# Chainsaw Stump Grinder



## TrailYoda (Feb 23, 2009)

I thought I remember seeing a post on this forum that had a demo video attached to it of a portable stump grinder that ran off a chainsaw engine. I've done several searches with no success ring a bell to anyone? At the time it just seemed like such a heavy and expensive piece of equipment that I dismissed it but I want to take a second look. It seems like it might be a great tool to deberm very hard clay?


----------



## TrailYoda (Feb 23, 2009)

Okay this was what I remembered seeing. Anyone used it?

http://http://www.vidoemo.com/yvideo.php?i=THZyUjBacWuRpRjhCd00&alpine-magnum-portable-stump-grinder


----------



## TrailYoda (Feb 23, 2009)

How about it hoosiers?http://http://www.alpinemagnum.com/bike-path-photos.htm


----------



## indytrekracer (Feb 13, 2004)

*HMBA and stumpgrinders*

In the early days at Brown County State Park, one of our volunteers,Len, used a stump grinder to do some of the large bench cuts. It was his personal equipment.
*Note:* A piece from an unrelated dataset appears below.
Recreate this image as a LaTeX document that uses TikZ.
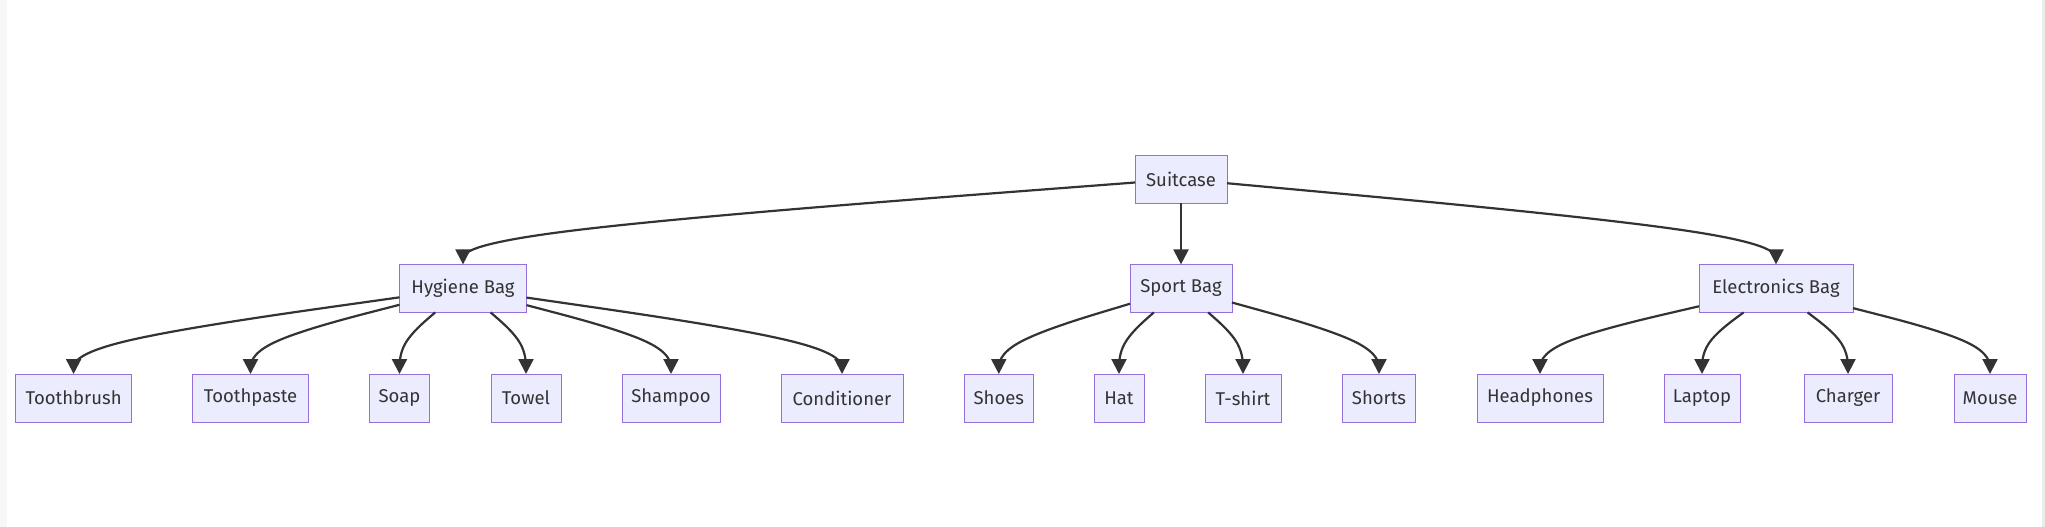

At the time I was more involved at Town Run Trail park up in Indy, and I didn't really see the stump grinder in use. So I really can't comment on the how quickly it built trail.

I think that once we found the rhino tool and our trial builders got more experienced, that we could crank out bench cutting with volunteers by hand just as quickly. It is a great tool for moving Indiana dirt. We now special order them with the shorter hickory handle.



















With the RTP and State Trail grants, we now hire a pro trail builder who uses a ditch witch. Be even with the ditch witch, there is plenty of hand work to be done by volunteers.


----------